Transcribe the full listing exactly, and drop every picture.

===== DATASET ENTRIES =====

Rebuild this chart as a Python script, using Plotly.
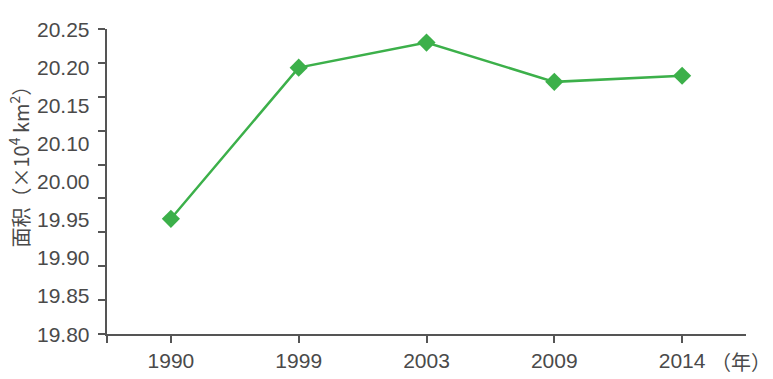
import plotly.graph_objects as go

years = ["1990", "1999", "2003", "2009", "2014"]
area = [19.970, 20.193, 20.230, 20.172, 20.181]
ytick_vals = [19.80, 19.85, 19.90, 19.95, 20.00, 20.05, 20.10, 20.15, 20.20, 20.25]
ytick_labels = ["19.80", "19.85", "19.90", "19.95", "20.00", "20.10", "20.15", "20.20", "20.25"]

axis_color = "#555555"
text_color = "#4a4a4a"
green = "#3cb04a"
font_lat = "Liberation Sans, Arial, sans-serif"

xpos = list(range(len(years)))

fig = go.Figure()
fig.add_trace(go.Scatter(
    x=xpos, y=area, mode="lines+markers",
    line=dict(color=green, width=2.5),
    marker=dict(symbol="diamond", size=14, color=green),
    showlegend=False, hoverinfo="skip",
))

annotations = []
n = len(ytick_labels)
for i, lab in enumerate(ytick_labels):
    annotations.append(dict(
        text=lab, xref="paper", yref="paper", x=0, y=i / (n - 1),
        xanchor="right", yanchor="middle", xshift=-15, showarrow=False,
        font=dict(family=font_lat, size=21, color=text_color),
    ))
annotations.append(dict(
    text="面积（×10<sup>4</sup> km<sup>2</sup>）", textangle=-90,
    xref="paper", yref="paper", x=-0.137, y=0.567,
    xanchor="center", yanchor="middle", showarrow=False,
    font=dict(family="Noto Sans CJK SC, " + font_lat, size=20, color=text_color),
))
annotations.append(dict(
    text="（年）", xref="paper", yref="paper", x=1.043, y=0,
    xanchor="right", yanchor="top", yshift=-11, showarrow=False,
    font=dict(family="Noto Sans CJK SC", size=20, color=text_color),
))

fig.update_layout(
    width=773, height=379,
    margin=dict(l=107, r=27, t=29, b=45, autoexpand=False),
    paper_bgcolor="white", plot_bgcolor="white",
    annotations=annotations,
    xaxis=dict(
        range=[-0.5, 4.5], tickvals=[-0.5] + xpos, ticktext=[""] + years,
        showline=True, linecolor=axis_color, linewidth=1.5,
        ticks="outside", ticklen=7, tickcolor=axis_color, tickwidth=1.5,
        showgrid=False, zeroline=False, automargin=False,
        tickfont=dict(family=font_lat, size=21, color=text_color),
    ),
    yaxis=dict(
        range=[19.80, 20.25], tickvals=ytick_vals, showticklabels=False,
        showline=True, linecolor=axis_color, linewidth=1.5,
        ticks="outside", ticklen=7, tickcolor=axis_color, tickwidth=1.5,
        showgrid=False, zeroline=False, automargin=False,
    ),
)

fig.write_html("out.html")
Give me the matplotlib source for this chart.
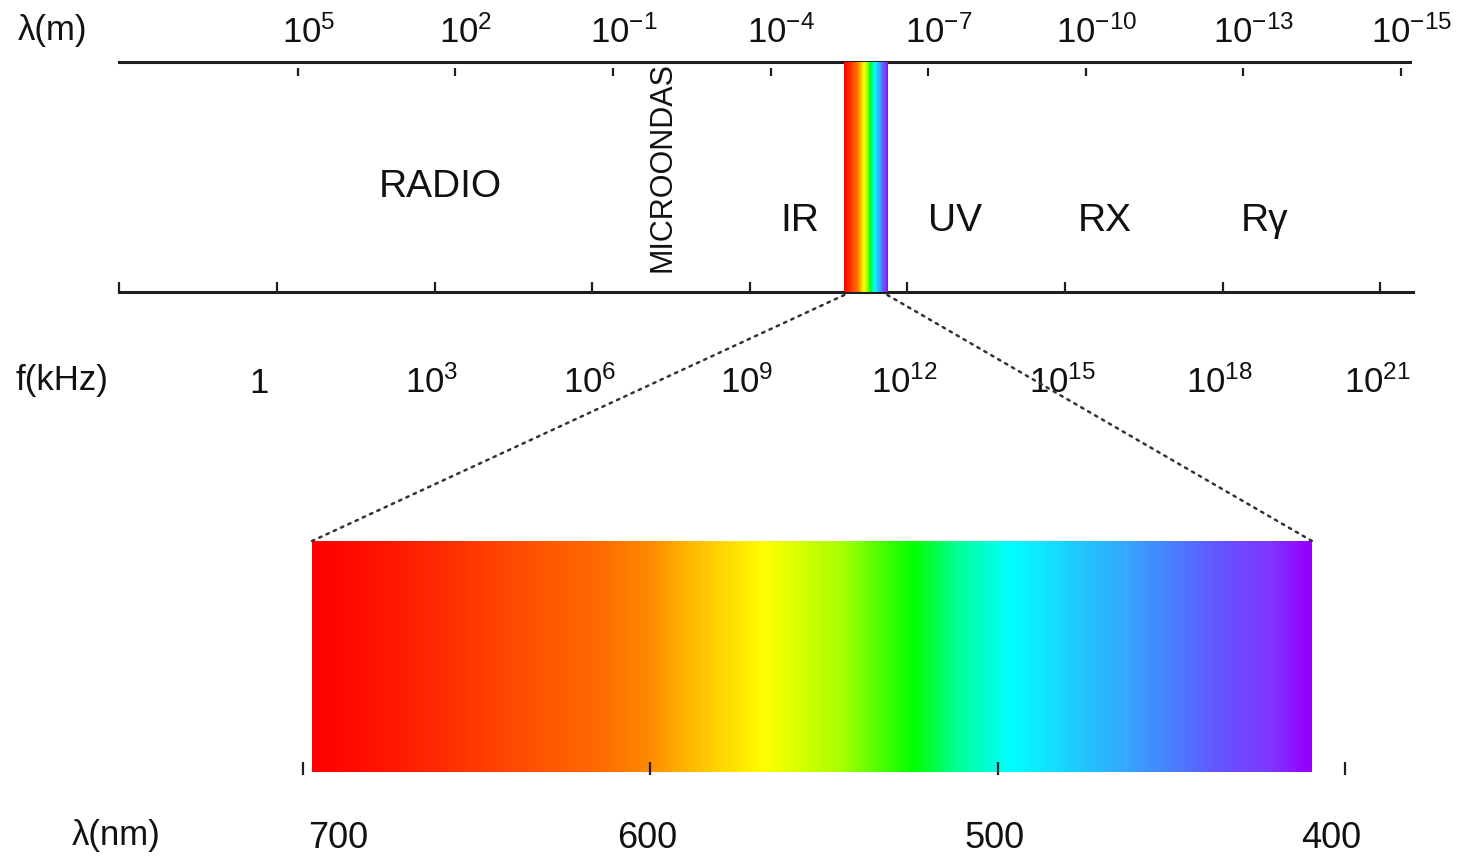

=====

## FULL SOLUTION
Rebuild this chart as a Python script, using Plotly.
import plotly.graph_objects as go

years = ["1990", "1999", "2003", "2009", "2014"]
area = [19.970, 20.193, 20.230, 20.172, 20.181]
ytick_vals = [19.80, 19.85, 19.90, 19.95, 20.00, 20.05, 20.10, 20.15, 20.20, 20.25]
ytick_labels = ["19.80", "19.85", "19.90", "19.95", "20.00", "20.10", "20.15", "20.20", "20.25"]

axis_color = "#555555"
text_color = "#4a4a4a"
green = "#3cb04a"
font_lat = "Liberation Sans, Arial, sans-serif"

xpos = list(range(len(years)))

fig = go.Figure()
fig.add_trace(go.Scatter(
    x=xpos, y=area, mode="lines+markers",
    line=dict(color=green, width=2.5),
    marker=dict(symbol="diamond", size=14, color=green),
    showlegend=False, hoverinfo="skip",
))

annotations = []
n = len(ytick_labels)
for i, lab in enumerate(ytick_labels):
    annotations.append(dict(
        text=lab, xref="paper", yref="paper", x=0, y=i / (n - 1),
        xanchor="right", yanchor="middle", xshift=-15, showarrow=False,
        font=dict(family=font_lat, size=21, color=text_color),
    ))
annotations.append(dict(
    text="面积（×10<sup>4</sup> km<sup>2</sup>）", textangle=-90,
    xref="paper", yref="paper", x=-0.137, y=0.567,
    xanchor="center", yanchor="middle", showarrow=False,
    font=dict(family="Noto Sans CJK SC, " + font_lat, size=20, color=text_color),
))
annotations.append(dict(
    text="（年）", xref="paper", yref="paper", x=1.043, y=0,
    xanchor="right", yanchor="top", yshift=-11, showarrow=False,
    font=dict(family="Noto Sans CJK SC", size=20, color=text_color),
))

fig.update_layout(
    width=773, height=379,
    margin=dict(l=107, r=27, t=29, b=45, autoexpand=False),
    paper_bgcolor="white", plot_bgcolor="white",
    annotations=annotations,
    xaxis=dict(
        range=[-0.5, 4.5], tickvals=[-0.5] + xpos, ticktext=[""] + years,
        showline=True, linecolor=axis_color, linewidth=1.5,
        ticks="outside", ticklen=7, tickcolor=axis_color, tickwidth=1.5,
        showgrid=False, zeroline=False, automargin=False,
        tickfont=dict(family=font_lat, size=21, color=text_color),
    ),
    yaxis=dict(
        range=[19.80, 20.25], tickvals=ytick_vals, showticklabels=False,
        showline=True, linecolor=axis_color, linewidth=1.5,
        ticks="outside", ticklen=7, tickcolor=axis_color, tickwidth=1.5,
        showgrid=False, zeroline=False, automargin=False,
    ),
)

fig.write_html("out.html")
Give me the matplotlib source for this chart.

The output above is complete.